Professional Limited Liability Company (PLLC)
Professional limited liability companies are simply limited liability companies formed to provide professional services. They are taxed as limited liability companies, whereby they generally pass through income directly to the members but can elect to be taxed as a corporation instead. Unlike professional corporations, which cannot pass through income when there are more than 100 shareholders, professional limited liability companies can pass through income even when there are more than 100 members. Professional limited liability companies limit personal liability for claims other than an attorney’s own malpractice; however, the law regarding personal liability is less developed with limited liability companies than it is with corporations. The tradeoff is that there is more flexibility in how professional limited liability companies are structured and managed. While professional limited liability companies may be owned or governed by either a professional individual or a professional organization, the officers may only be professional individuals.

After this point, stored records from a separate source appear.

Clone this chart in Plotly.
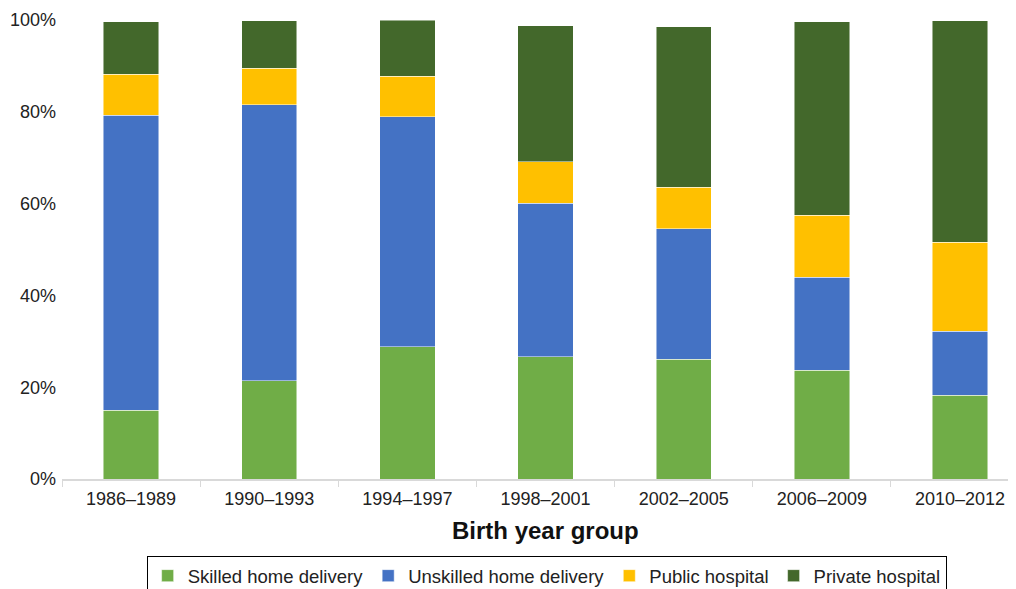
import plotly.graph_objects as go

categories = ["1986–1989", "1990–1993", "1994–1997", "1998–2001", "2002–2005", "2006–2009", "2010–2012"]
skilled_home = [15.0, 21.4, 28.8, 26.6, 26.1, 23.7, 18.3]
unskilled_home = [64.3, 60.1, 50.1, 33.5, 28.4, 20.3, 13.9]
public_hospital = [8.9, 8.0, 8.9, 9.0, 9.1, 13.5, 19.4]
private_hospital = [11.4, 10.3, 12.2, 29.6, 34.9, 42.1, 48.2]

series = [
    ("Skilled home delivery", skilled_home, "#70AD47"),
    ("Unskilled home delivery", unskilled_home, "#4472C4"),
    ("Public hospital", public_hospital, "#FFC000"),
    ("Private hospital", private_hospital, "#43682B"),
]

fig = go.Figure()
for name, vals, color in series:
    fig.add_trace(go.Bar(
        x=categories, y=vals, name=name,
        marker=dict(color=color, line=dict(color="rgba(255,255,255,0.6)", width=0.8)),
        width=0.4,
    ))

font = "Liberation Sans, Arial, sans-serif"
# page body has an 8px margin, so the figure is sized/offset to compensate
fig.update_layout(
    barmode="stack",
    width=1008, height=581,
    margin=dict(l=54, r=0, t=12, b=110, autoexpand=False),
    plot_bgcolor="white", paper_bgcolor="white",
    font=dict(family=font, size=18, color="#222222"),
    showlegend=True,
    legend=dict(
        orientation="h", x=0.508, xanchor="center", y=-0.168, yanchor="top",
        bordercolor="black", borderwidth=1,
        font=dict(family=font, size=18.5, color="#222222"),
        traceorder="normal", itemwidth=30, tracegroupgap=0,
    ),
    xaxis=dict(
        type="category", range=[-0.5, 6.405], automargin=False,
        showline=True, linecolor="#d9d9d9", linewidth=1.5,
        ticks="outside", tickson="boundaries", ticklen=6, tickcolor="#d9d9d9",
        showgrid=False, tickfont=dict(size=18), ticklabelstandoff=3,
    ),
    yaxis=dict(
        range=[0, 100], tickvals=[0, 20, 40, 60, 80, 100], automargin=False,
        ticktext=["0%", "20%", "40%", "60%", "80%", "100%"],
        showgrid=False, showline=False, zeroline=False,
        ticks="", tickfont=dict(size=18), ticklabelstandoff=5,
    ),
    annotations=[dict(
        text="<b>Birth year group</b>", xref="paper", yref="paper",
        x=0.507, y=-0.112, xanchor="center", yanchor="middle",
        showarrow=False, font=dict(family=font, size=24, color="#111111"),
    )],
)

fig.write_html("out.html")
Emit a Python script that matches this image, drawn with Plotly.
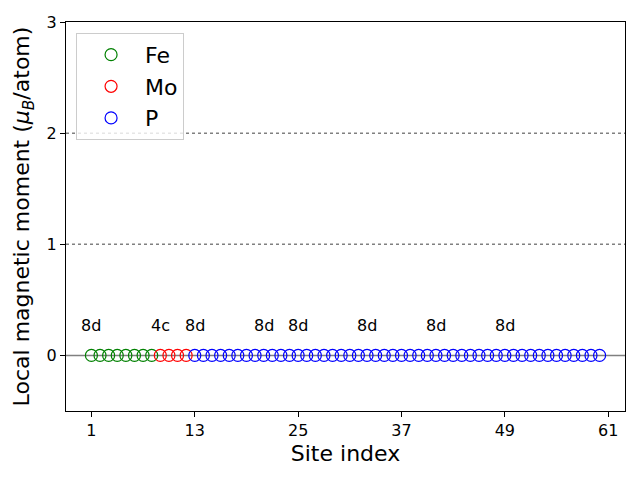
import plotly.graph_objects as go

# Data
fe_sites = [1, 2, 3, 4, 5, 6, 7, 8]
fe_moments = [0.0, 0.0, 0.0, 0.0, 0.0, 0.0, 0.0, 0.0]
mo_sites = [9, 10, 11, 12]
mo_moments = [0.0, 0.0, 0.0, 0.0]
p_sites = [13, 14, 15, 16, 17, 18, 19, 20, 21, 22, 23, 24, 25, 26, 27, 28,
           29, 30, 31, 32, 33, 34, 35, 36, 37, 38, 39, 40, 41, 42, 43, 44,
           45, 46, 47, 48, 49, 50, 51, 52, 53, 54, 55, 56, 57, 58, 59, 60]
p_moments = [0.0, 0.0, 0.0, 0.0, 0.0, 0.0, 0.0, 0.0, 0.0, 0.0, 0.0, 0.0,
             0.0, 0.0, 0.0, 0.0, 0.0, 0.0, 0.0, 0.0, 0.0, 0.0, 0.0, 0.0,
             0.0, 0.0, 0.0, 0.0, 0.0, 0.0, 0.0, 0.0, 0.0, 0.0, 0.0, 0.0,
             0.0, 0.0, 0.0, 0.0, 0.0, 0.0, 0.0, 0.0, 0.0, 0.0, 0.0, 0.0]
wyckoff_sites = [1, 9, 13, 21, 25, 33, 41, 49]
wyckoff_labels = ["8d", "4c", "8d", "8d", "8d", "8d", "8d", "8d"]
wyckoff_y = 0.2
ref_lines_dotted = [1, 2]
x_ticks = [1, 13, 25, 37, 49, 61]
y_ticks = [0, 1, 2, 3]

FONT = "DejaVu Sans"
fig = go.Figure()

series = [("Fe", fe_sites, fe_moments, "green"),
          ("Mo", mo_sites, mo_moments, "red"),
          ("P", p_sites, p_moments, "blue")]
for name, xs, ys, col in series:
    fig.add_trace(go.Scatter(
        x=xs, y=ys, mode="markers", name=name,
        marker=dict(symbol="circle-open", size=12, color=col, line=dict(width=1.2, color=col)),
    ))

# reference lines
fig.add_hline(y=0, line=dict(color="gray", width=1.5), layer="below")
for yv in ref_lines_dotted:
    fig.add_hline(y=yv, line=dict(color="gray", width=1.5, dash="dot"), layer="below")

for xs, lab in zip(wyckoff_sites, wyckoff_labels):
    fig.add_annotation(x=xs, y=wyckoff_y, text=lab, showarrow=False,
                       xanchor="center", yanchor="bottom", yshift=-4,
                       font=dict(family=FONT, size=16, color="black"))

axis_common = dict(showline=True, linecolor="black", linewidth=1, mirror=True,
                   ticks="outside", ticklen=5, tickwidth=1, tickcolor="black",
                   showgrid=False, zeroline=False,
                   tickfont=dict(family=FONT, size=16, color="black"))

fig.update_layout(
    width=640, height=480,
    margin=dict(l=66, r=15, t=22, b=69),
    plot_bgcolor="white", paper_bgcolor="white",
    font=dict(family=FONT, color="black"),
    xaxis=dict(range=[-1.95, 62.95], tickvals=x_ticks,
               title=dict(text="Site index", font=dict(family=FONT, size=22), standoff=6),
               **axis_common),
    yaxis=dict(range=[-0.5, 3], tickvals=y_ticks,
               title=dict(text="Local magnetic moment (<i>μ</i><sub><i>B</i></sub>/atom)",
                          font=dict(family=FONT, size=22), standoff=10),
               **axis_common),
    legend=dict(x=0.018, y=0.972, xanchor="left", yanchor="top",
                bgcolor="rgba(255,255,255,0.8)", bordercolor="#cccccc", borderwidth=1,
                font=dict(family=FONT, size=22, color="black"),
                itemwidth=58),
    showlegend=True,
)

fig.write_html("out.html")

Limited Liability Partnership (LLP)
Unlike professional corporations and professional limited liability companies, which can both have only one shareholder/member, limited liability partnerships must have two partners. Thus, a solo practitioner cannot form a limited liability partnership. Limited liability partnerships limit personal liability for claims other than an attorney’s own malpractice, and income is taxed directly to the partners. The partnership must pay $200 per partner per year. The partners can be either attorneys or entities owned by attorneys.